I have a really large old lilac bush that is a sentimental favorite of my wife's. 2 falls ago I cut out a really large amount of poison oak that had been growing up though the center. The diameter of the main poison oak was about 4-5 inches and about 8-9 feet tall. I also have had a lot of off shoots trying to grow that I keep mowing. This bush went many years with no kind of care at all, no fertilizer, extra water other than rain and no pruning. After cutting the poison oak out it left a gapping hole where it had basically killed off any growth from the bush. I tried to prune it last year but I may have been a little late.
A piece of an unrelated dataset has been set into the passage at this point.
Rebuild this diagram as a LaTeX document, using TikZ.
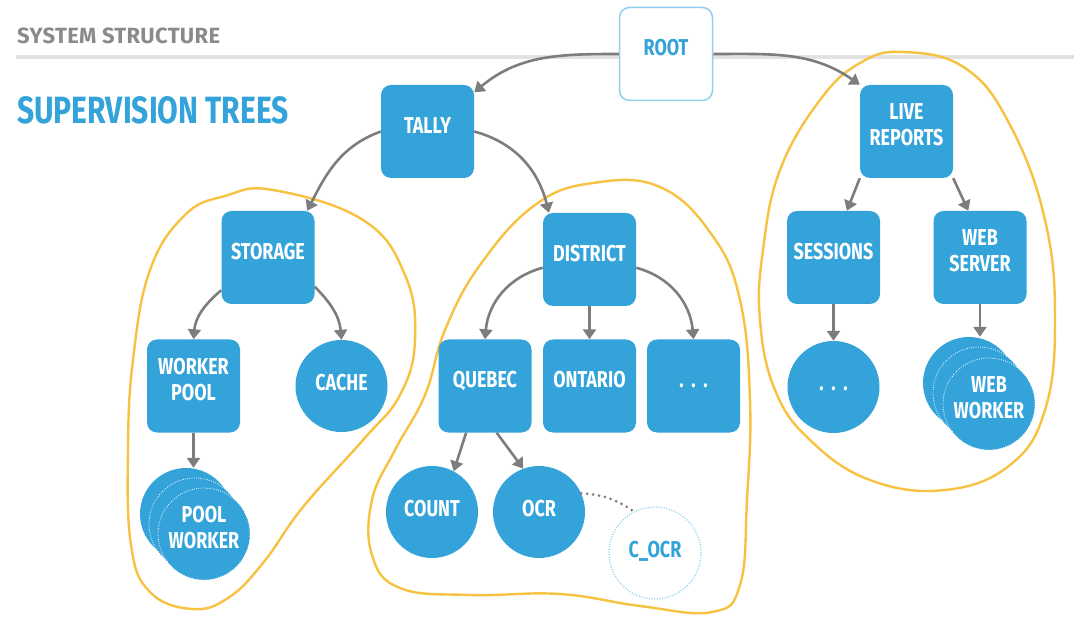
\documentclass[tikz,border=0pt]{standalone}
\usepackage{fontspec}
\setmainfont{Fira Sans}
\newfontfamily\dinfont[FakeStretch=0.78]{Fira Sans}
\newfontfamily\dintitle[FakeStretch=0.79]{Fira Sans}
\newfontfamily\headfont[LetterSpace=1.5]{Fira Sans}
\usetikzlibrary{arrows.meta}

\definecolor{supblue}{HTML}{33A3DA}
\definecolor{rootline}{HTML}{8FCFEF}
\definecolor{arrgray}{HTML}{7D7D7D}
\definecolor{grpyellow}{HTML}{F7C242}
\definecolor{headgray}{HTML}{8A8A8A}
\definecolor{rulegray}{HTML}{E2E2E2}

\newcommand{\boxfont}{\dinfont\bfseries\fontsize{23}{26}\selectfont}

\begin{document}
\begin{tikzpicture}[
  x=1pt, y=1pt,
  box/.style ={rectangle, rounded corners=10pt, fill=supblue, text=white,
               minimum width=93pt, minimum height=93pt, inner sep=0pt,
               align=center, font=\boxfont, text height=16pt, text depth=12pt},
  box2/.style={box, text height=29pt, text depth=0pt},
  proc/.style={circle, fill=supblue, text=white, minimum size=92pt, inner sep=0pt,
               align=center, font=\boxfont, text height=16pt, text depth=8pt},
  proc2/.style={proc, text height=28pt, text depth=0pt},
  stackc/.style={proc, draw=white, dash pattern=on 0.8pt off 1.4pt, line width=0.8pt},
  arr/.style ={-{Triangle[length=10pt,width=13pt]}, draw=arrgray, line width=2.6pt},
  grp/.style ={draw=grpyellow, line width=2.4pt},
]
\useasboundingbox (0,0) rectangle (1074,-620);

% --- heading ---
\draw[rulegray, line width=3.5pt] (16,-57) -- (1074,-57);
\node[anchor=west, inner sep=0pt, text=headgray, font=\headfont\bfseries\fontsize{22}{24}\selectfont]
  (head) at (17,-36) {SYSTEM STRUCTURE};
\node[anchor=west, inner sep=0pt, text=supblue, font=\dintitle\bfseries\fontsize{38}{40}\selectfont]
  (title) at (17,-110) {SUPERVISION TREES};

% --- supervision groups ---
\draw[grp] plot[smooth cycle, tension=0.7] coordinates {
  (273,-190) (363,-220) (405,-275) (415,-340) (400,-395) (363,-440) (303,-507)
  (263,-563) (228,-598) (192,-609) (150,-592) (131,-545) (128,-450) (133,-360)
  (150,-270) (185,-215) (225,-196)};
\draw[grp] plot[smooth cycle, tension=0.7] coordinates {
  (593,-183) (660,-187) (712,-235) (740,-300) (750,-400) (747,-500) (740,-585)
  (712,-612) (640,-606) (560,-594) (470,-595) (400,-588) (372,-555) (372,-500)
  (395,-450) (425,-395) (445,-330) (480,-265) (535,-205)};
\draw[grp] plot[smooth cycle, tension=0.7] coordinates {
  (903,-52) (965,-68) (1010,-125) (1045,-220) (1055,-320) (1045,-410) (1010,-465)
  (945,-490) (870,-480) (810,-440) (775,-390) (760,-320) (763,-250) (780,-170)
  (820,-100) (860,-63)};

% --- supervisors ---
\node[box, fill=white, draw=rootline, line width=1.5pt, text=supblue] (root) at (666,-54) {ROOT};
\node[box] (tally)    at (427.5,-131.5) {TALLY};
\node[box] (storage)  at (268,-257.5)   {STORAGE};
\node[box] (district) at (589.5,-259.5) {DISTRICT};
\node[box2] (live)    at (906.5,-131.5) {LIVE\\REPORTS};
\node[box] (sessions) at (833.5,-257.5) {SESSIONS};
\node[box2] (websrv)  at (980,-257.5)   {WEB\\SERVER};
\node[box2] (wpool)   at (193.5,-386)   {WORKER\\POOL};
\node[box] (quebec)   at (485,-386)     {QUEBEC};
\node[box] (ontario)  at (589.5,-386)   {ONTARIO};
\node[box] (distmore) at (693.5,-386)   {.\,\,.\,\,.};

% --- workers ---
\node[proc] (cache)    at (341.5,-386) {CACHE};
\node[proc] (count)    at (432,-512)   {COUNT};
\node[proc] (ocr)      at (539,-512)   {OCR};
\node[proc, fill=white, text=supblue, draw=rootline, line width=1.3pt,
      dash pattern=on 1pt off 1.6pt] (cocr) at (655,-553) {C\_OCR};
\node[proc] (sessmore) at (833.5,-387) {.\,\,.\,\,.};
\node[proc]   (pwA) at (186,-514) {};
\node[stackc] (pwB) at (195,-524) {};
\node[stackc, text height=28pt, text depth=0pt] (pworker) at (204,-534) {POOL\\WORKER};
\node[proc]   (wwA) at (969,-383) {};
\node[stackc] (wwB) at (979,-393) {};
\node[stackc, text height=28pt, text depth=0pt] (wworker) at (989,-404) {WEB\\WORKER};

% --- links ---
\draw[arr] (root.west) to[out=180, in=40] (tally.40);
\draw[arr] (root.east) to[out=0, in=145] (live.north west);
\draw[arr] (tally.west) to[out=200, in=63] (storage.50);
\draw[arr] (tally.east) to[out=-15, in=104] (district.131);
\draw[arr] (storage.215) to[out=220, in=85] (wpool.north);
\draw[arr] (storage.-32) to[out=-45, in=95] (cache.north);
\draw[arr] (district.190) to[out=195, in=85] (quebec.north);
\draw[arr] (district) -- (ontario);
\draw[arr] (district.-10) to[out=-15, in=95] (distmore.north);
\draw[arr] (quebec.248) -- (count.62);
\draw[arr] (quebec.-76) -- (ocr.110);
\draw[arr] (wpool) -- (wpool |- pwA.north);
\draw[arr] (live.225) -- (sessions.74);
\draw[arr] (live.-45) -- (websrv.104);
\draw[arr] (sessions) -- (sessmore);
\draw[arr] (websrv) -- (websrv |- wwA.north);
\draw[arrgray, line width=3pt, line cap=round, dash pattern=on 0pt off 6pt]
  (ocr.24) to[bend left=15] (cocr.117);

\end{tikzpicture}
\end{document}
This January I put down black plastic covered with about 3-4 inches of mulch all the way around to try to kill off the remaining poison oak and then removed the plastic leaving the mulch in the middle of march just as the 1st signs of growth appeared. I also think that it may have some fungicide because every year the some of the leaves turn brownish yellow but not the entire leaf mainly in the center of it. I am wanting to bring it back to a very full life and eventually even it out as one side is fuller and taller than the other. My wife says it does not bloom as full or last as long as it used to. What can i do? Please help.
Hardiness Zone: 7a
Paul from Lynchburg, Virginia
I would cut all of the old wood off your Lilac bush, and give it some food. go to the nursery and ask for a good brand of food for lilacs. It will need a lot of T.L.C . but it will come back, IF it blooms this year , cut the dead blooms off within, 2 weeks after blooming, or you will lose next years blooms < if you " deadhead " it later than that, If you have any suckers from the lilac bush, either transplant then , or if long enough bury them flat, and they will sprout roots along the length, then can be transplanted in the fall or early spring. You can also, if there are new long shoots, just lay them down in the soil and cover good, All lilacs need lots of sun lite. I would feed it at least 3 times during growing season, spring, and 2 times in summer, if you feed in fall, it will think it is time to re grow, it needs time to sleep through the winter. HOpe this helps
I have a similar OLD neglected bush, and was told by my local nursery to cut it way back by 1/3 each year - not all the way in one year. we have also been taking the suckers and propgating them - transplanting to other parts of the yard- so when the big shrub eventually dies (I don't think it is going to really make a comeback) we can replace it with one of its own "babies"
Prune immediately after blooming - it sets buds just after that.